Among Arab leaders, Iraq's late Nuri asSaid probably led all the rest in the bitterness of his public excoriations of Israel. But fate appears to have played a last weird trick on the murdered Iraqi strongman. Out of Jerusalem last week came a strange story: Nuri Pasha's only survivor may be a 16-year-old Jewish boy now living in an Israeli border kibbutz.
The boy's mother, Nadia Maslia, told Israeli newsmen that she met Nuri's only son, Sabah, in the early '30s when her family of wealthy Jewish bankers in Baghdad often did business with the Pasha. Though Sabah, an Iraqi air force officer, was already married to an Egyptian heiress, he fell in love with Nadia and kept trysts with her in London and Lebanon. Finally he asked her to become, as Mohammedan custom allows, his second wife. They were married at Mosul in 1939, lived in Nuri's household in Baghdad, and fled with the rest of Nuri's family to Palestine when a German-backed army coup momentarily toppled his government during World War II. On their return to Baghdad, their son Ahlam was born in 1942. Though at first opposed to the marriage, Nuri Pasha used to dandle little Ahlam on his knee, kept his picture on his desk.
After World War II anti-Jewish sentiment grew in Baghdad, and Sabah's Egyptian wife schemed successfully to get Nadia out of the house. In 1946 Nadia took her son and moved to the Jewish part of Palestine, which became Israel two years later.
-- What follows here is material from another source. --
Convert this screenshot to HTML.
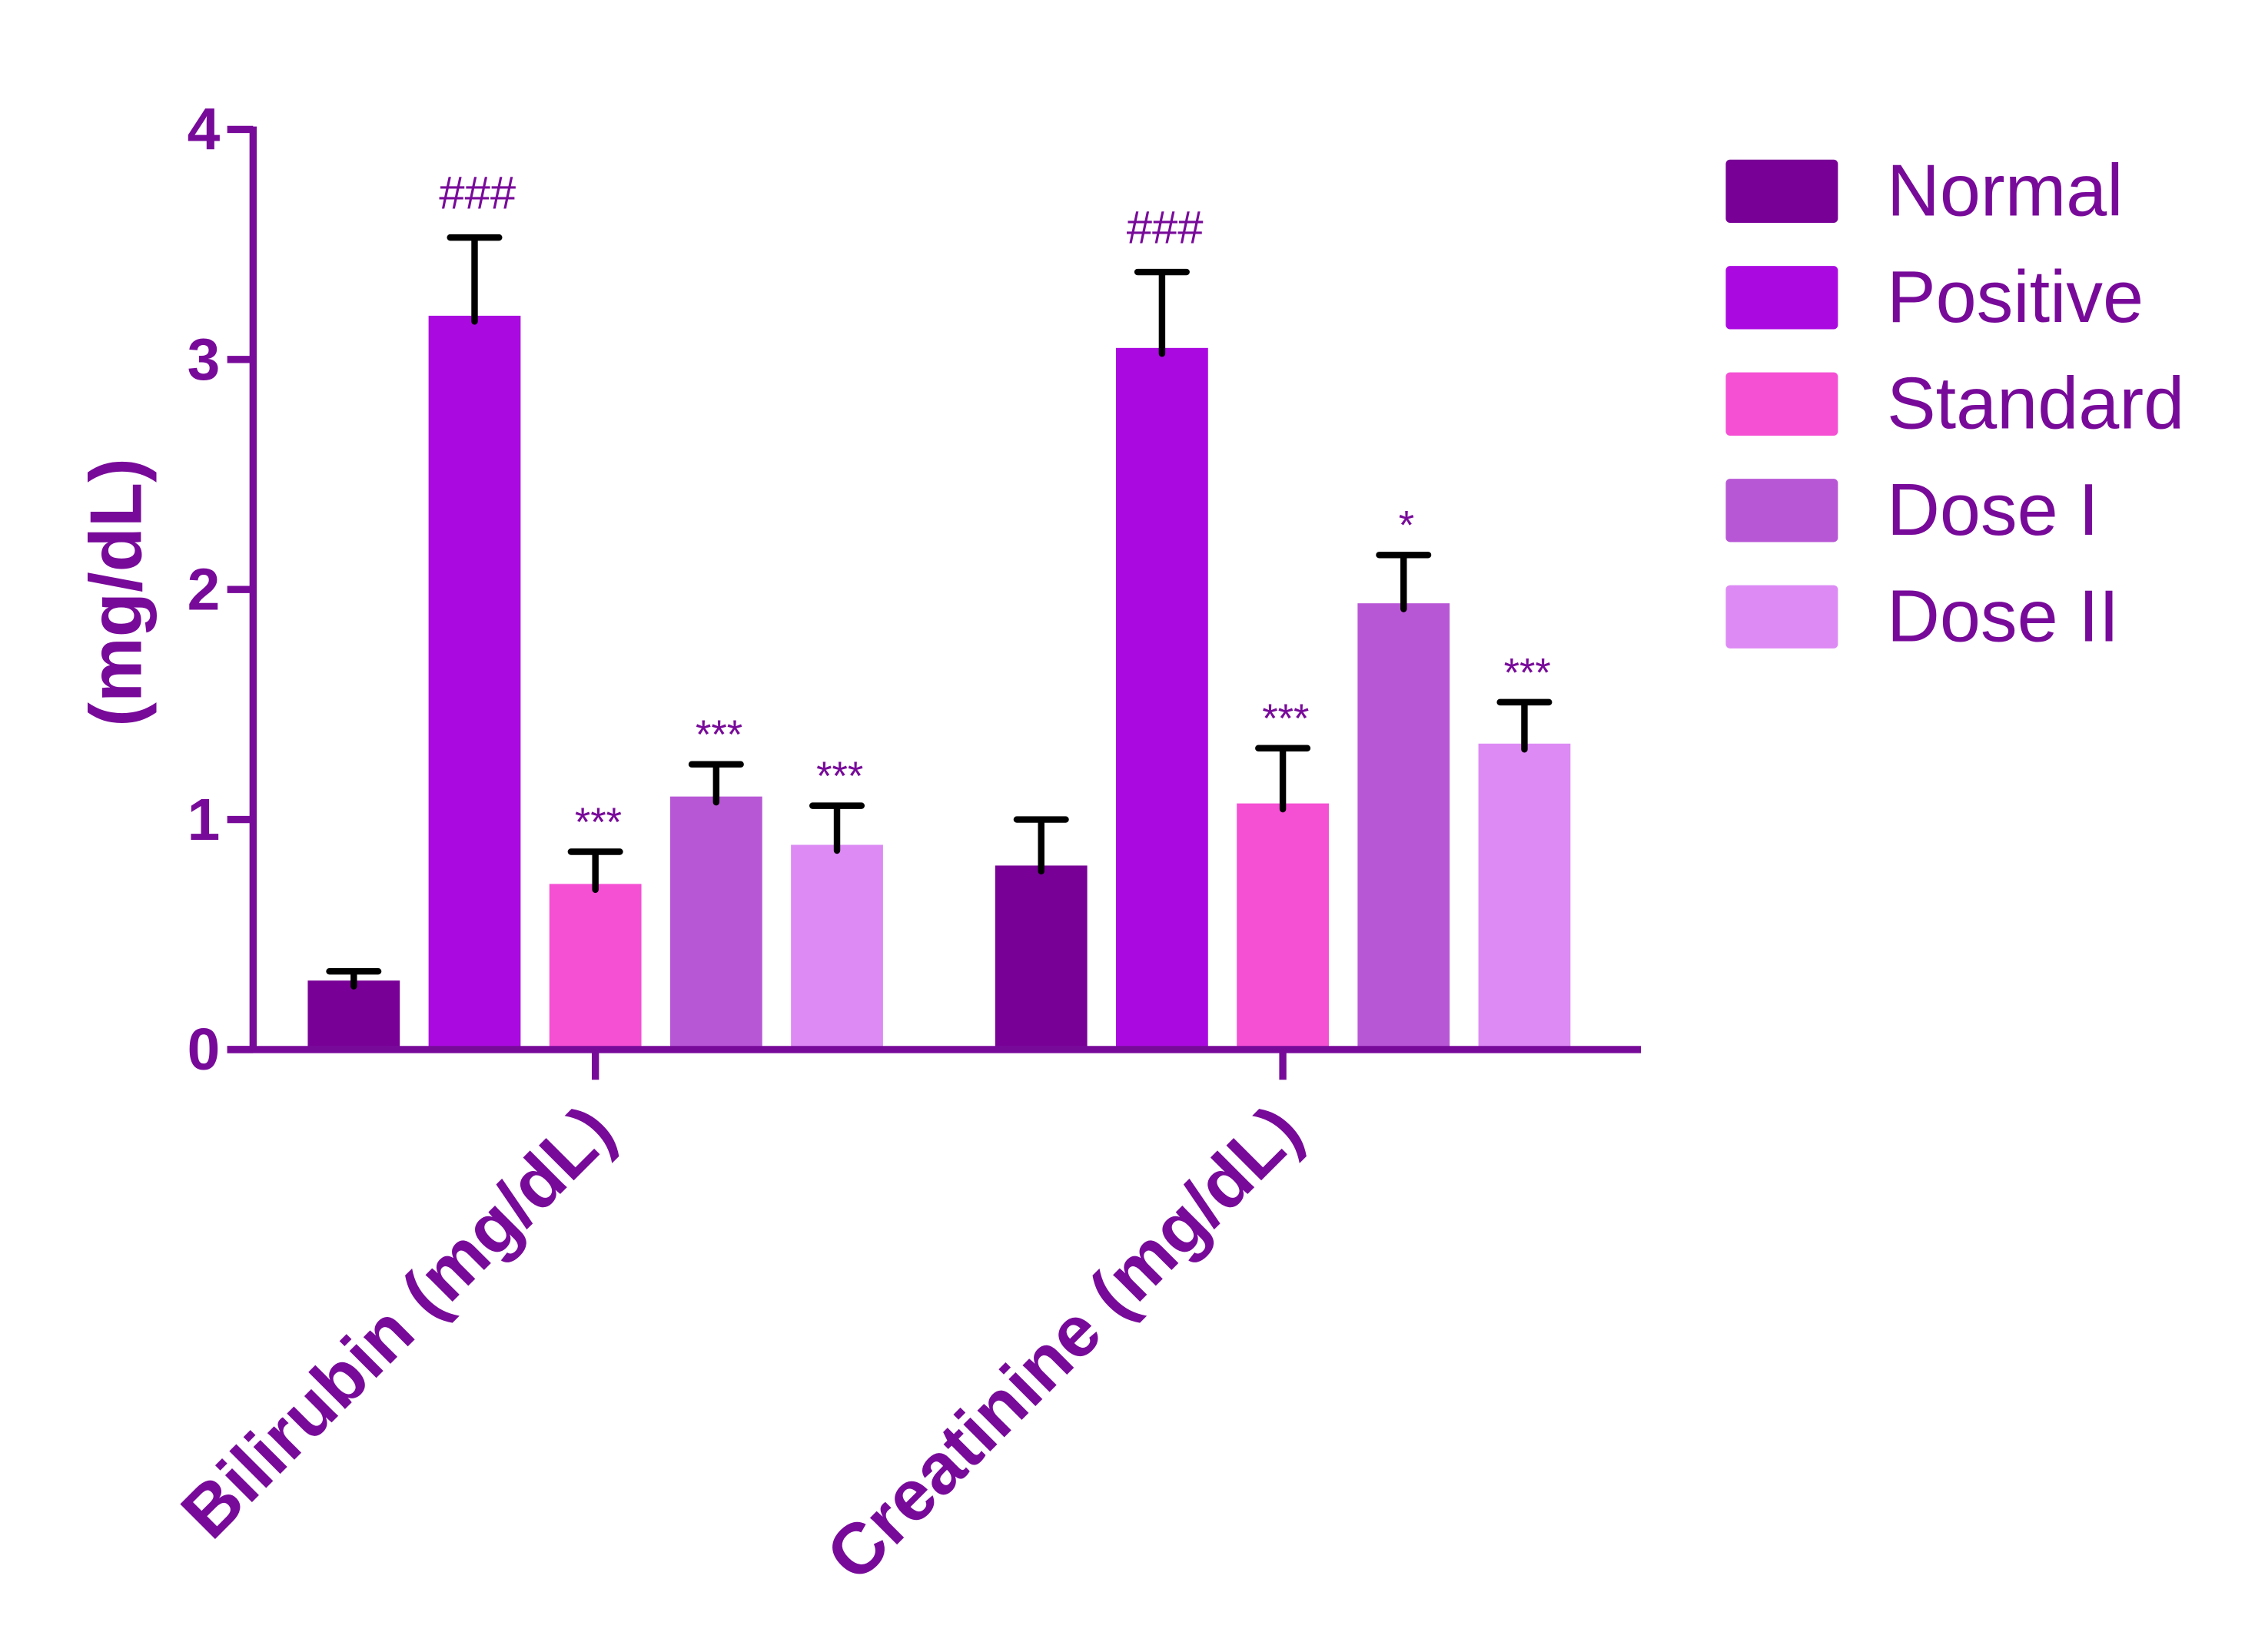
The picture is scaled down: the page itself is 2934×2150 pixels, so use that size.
<!DOCTYPE html>
<html><head><meta charset="utf-8"><style>
html,body{margin:0;padding:0;background:#fff;}
svg{display:block;font-family:"Liberation Sans",Arial,sans-serif;}
</style></head><body>
<svg id="chart" width="2934" height="2150" viewBox="0 0 1568 1149" xmlns="http://www.w3.org/2000/svg"></svg>
<script>
const categories = ["Bilirubin (mg/dL)", "Creatinine (mg/dL)"];
const seriesNames = ["Normal", "Positive", "Standard", "Dose I", "Dose II"];
const normalVals = [0.30, 0.80];
const positiveVals = [3.19, 3.05];
const standardVals = [0.72, 1.07];
const dose1Vals = [1.10, 1.94];
const dose2Vals = [0.89, 1.33];
const normalErr = [0.04, 0.20];
const positiveErr = [0.34, 0.33];
const standardErr = [0.14, 0.24];
const dose1Err = [0.14, 0.21];
const dose2Err = [0.17, 0.18];
const annotations = [["", "###", "***", "***", "***"], ["", "###", "***", "*", "***"]];
const yTicks = [0, 1, 2, 3, 4];

const colors = ["#780096", "#aa0ae0", "#f54fd3", "#b857d6", "#dd8af5"];
const values = [normalVals, positiveVals, standardVals, dose1Vals, dose2Vals];
const errs = [normalErr, positiveErr, standardErr, dose1Err, dose2Err];
const C = "#780a9a";
const NS = "http://www.w3.org/2000/svg";
const svg = document.getElementById("chart");
const y = v => 730 - v * 160;
const groupStart = [214, 692];
const barW = 64, step = 84;
const x = (g, s) => groupStart[g] + s * step;

function el(tag, attrs, text) {
  const e = document.createElementNS(NS, tag);
  for (const k in attrs) e.setAttribute(k, attrs[k]);
  if (text !== undefined) e.textContent = text;
  svg.appendChild(e);
  return e;
}

categories.forEach((c, g) => {
  seriesNames.forEach((s, i) => {
    const v = values[i][g];
    const bx = x(g, i);
    const r = el("rect", {x: bx, y: y(v), width: barW, height: y(0) - y(v), fill: colors[i]});
    
    
    const cx = bx + barW / 2, top = y(v + errs[i][g]);
    const eb = el("path", {d: `M${cx} ${y(v) + 4}V${top}M${cx - 17} ${top}H${cx + 17}`, stroke: "#000", "stroke-width": 4.5, fill: "none", "stroke-linecap": "round"});
    
    
    const a = annotations[g][i];
    if (a) {
      const isHash = a[0] === "#";
      const t = el("text", {x: cx + 2, y: top - (isHash ? 20 : 11), "text-anchor": "middle", fill: C, "font-size": isHash ? 32 : 28}, a);
      
      
    }
  });
});

const ya = el("path", {d: "M176 88V732", stroke: C, "stroke-width": 5, fill: "none"});


const xa = el("path", {d: "M158 730H1141", stroke: C, "stroke-width": 5, fill: "none"});


yTicks.forEach(v => {
  const tk = el("path", {d: `M158 ${y(v)}H176`, stroke: C, "stroke-width": 5});
  
  
  const tl = el("text", {x: 153, y: y(v) + 14, "text-anchor": "end", fill: C, "font-size": 41, "font-weight": "bold"}, String(v));
  
  
});
categories.forEach((c, g) => {
  const cx = x(g, 2) + barW / 2;
  const tk = el("path", {d: `M${cx} 730V751`, stroke: C, "stroke-width": 5});
  
  
  const t = el("text", {x: cx + 16, y: 790, "text-anchor": "end", fill: C, "font-size": 50, "font-weight": "bold", transform: `rotate(-45 ${cx + 16} 790)`}, c);
  
  
});
const yt = el("text", {x: 98, y: 412, "text-anchor": "middle", fill: C, "font-size": 51, "font-weight": "bold", transform: "rotate(-90 98 412)"}, "(mg/dL)");



seriesNames.forEach((s, i) => {
  const ly = 111 + i * 74;
  const r = el("rect", {x: 1200, y: ly, width: 78, height: 44, rx: 3, fill: colors[i]});
  
  
  const t = el("text", {x: 1312, y: ly + 39, fill: C, "font-size": 51}, s);
  
  
});
</script>
</body></html>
In Tel Aviv, where she bought a hotel and other property and sent Ahlam to a Jewish school, Nadia concealed her family connections even from her son until last week. Nuri's grandson, by Judaic law a Jew because his mother is Jewish, is due to be conscripted into the Israeli army within the next two years. He may well be Nuri Pasha's only descendant left on earth. According to Baghdad reports, all members of Nuri's family, including Sabah, his Egyptian wife and their two children, were slaughtered in last month's bloody rising.